§ Material:
===

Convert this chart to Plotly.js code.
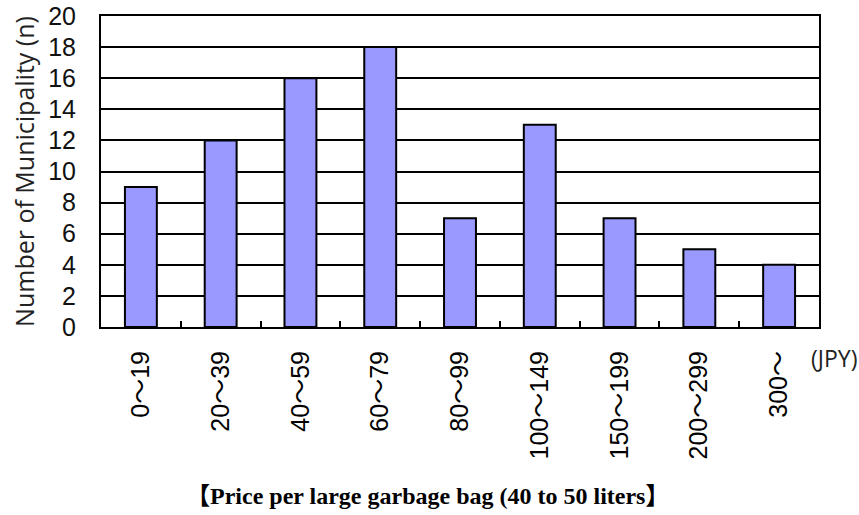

===

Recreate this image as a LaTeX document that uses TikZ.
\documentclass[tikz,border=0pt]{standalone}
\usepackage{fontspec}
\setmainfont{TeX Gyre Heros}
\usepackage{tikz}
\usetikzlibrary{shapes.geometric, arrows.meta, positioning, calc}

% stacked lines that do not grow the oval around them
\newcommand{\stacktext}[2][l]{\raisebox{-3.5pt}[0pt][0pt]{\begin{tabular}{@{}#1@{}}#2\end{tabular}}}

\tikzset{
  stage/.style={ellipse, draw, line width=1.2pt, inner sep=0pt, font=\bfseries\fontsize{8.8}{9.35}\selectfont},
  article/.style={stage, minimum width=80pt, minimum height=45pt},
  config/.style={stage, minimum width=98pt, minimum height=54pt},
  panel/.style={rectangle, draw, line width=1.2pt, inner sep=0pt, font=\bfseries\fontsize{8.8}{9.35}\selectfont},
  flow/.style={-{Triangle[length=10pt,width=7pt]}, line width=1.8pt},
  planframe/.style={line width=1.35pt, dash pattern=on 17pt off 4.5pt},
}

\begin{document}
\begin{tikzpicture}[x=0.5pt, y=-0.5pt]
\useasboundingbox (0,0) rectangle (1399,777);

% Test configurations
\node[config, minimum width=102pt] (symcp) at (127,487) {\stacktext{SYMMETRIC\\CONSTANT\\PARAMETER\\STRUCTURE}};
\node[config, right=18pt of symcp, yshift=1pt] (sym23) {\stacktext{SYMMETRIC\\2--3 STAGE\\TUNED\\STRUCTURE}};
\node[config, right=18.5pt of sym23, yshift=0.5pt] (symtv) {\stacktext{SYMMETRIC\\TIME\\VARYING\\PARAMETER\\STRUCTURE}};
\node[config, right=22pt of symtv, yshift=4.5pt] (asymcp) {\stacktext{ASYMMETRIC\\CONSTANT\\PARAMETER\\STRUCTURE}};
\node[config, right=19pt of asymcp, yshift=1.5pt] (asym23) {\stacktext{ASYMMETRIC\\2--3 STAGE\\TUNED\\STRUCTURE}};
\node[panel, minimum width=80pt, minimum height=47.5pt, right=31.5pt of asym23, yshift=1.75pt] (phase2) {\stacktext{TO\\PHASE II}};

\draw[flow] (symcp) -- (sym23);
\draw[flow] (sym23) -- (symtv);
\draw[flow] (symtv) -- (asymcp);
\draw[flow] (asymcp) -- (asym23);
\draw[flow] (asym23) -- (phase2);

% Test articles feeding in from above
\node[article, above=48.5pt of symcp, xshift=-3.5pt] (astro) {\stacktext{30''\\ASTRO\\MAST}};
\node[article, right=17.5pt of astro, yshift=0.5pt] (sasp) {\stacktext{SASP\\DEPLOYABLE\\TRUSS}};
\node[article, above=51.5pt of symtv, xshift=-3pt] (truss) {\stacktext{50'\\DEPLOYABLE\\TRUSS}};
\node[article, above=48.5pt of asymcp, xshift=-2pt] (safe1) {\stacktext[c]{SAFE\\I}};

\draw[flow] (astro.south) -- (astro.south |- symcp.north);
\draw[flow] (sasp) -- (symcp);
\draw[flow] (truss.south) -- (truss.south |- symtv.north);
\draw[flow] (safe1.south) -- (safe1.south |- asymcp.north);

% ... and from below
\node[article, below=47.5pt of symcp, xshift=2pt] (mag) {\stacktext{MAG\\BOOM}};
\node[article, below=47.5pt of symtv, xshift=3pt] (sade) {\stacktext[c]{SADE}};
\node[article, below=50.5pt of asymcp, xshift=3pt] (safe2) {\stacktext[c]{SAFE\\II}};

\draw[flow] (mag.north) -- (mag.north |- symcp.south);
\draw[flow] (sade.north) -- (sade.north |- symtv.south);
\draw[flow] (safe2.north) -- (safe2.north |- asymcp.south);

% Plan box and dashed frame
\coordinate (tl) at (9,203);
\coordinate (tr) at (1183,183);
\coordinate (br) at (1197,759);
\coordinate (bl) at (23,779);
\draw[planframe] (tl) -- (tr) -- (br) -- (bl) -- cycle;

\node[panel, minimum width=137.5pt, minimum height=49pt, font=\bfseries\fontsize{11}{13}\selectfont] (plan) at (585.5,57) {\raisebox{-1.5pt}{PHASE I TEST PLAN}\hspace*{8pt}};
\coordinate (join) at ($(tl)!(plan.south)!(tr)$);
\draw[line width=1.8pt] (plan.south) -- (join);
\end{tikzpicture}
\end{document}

===

Report how many lines of the listing above include the word "that". Say nothing but the number.

2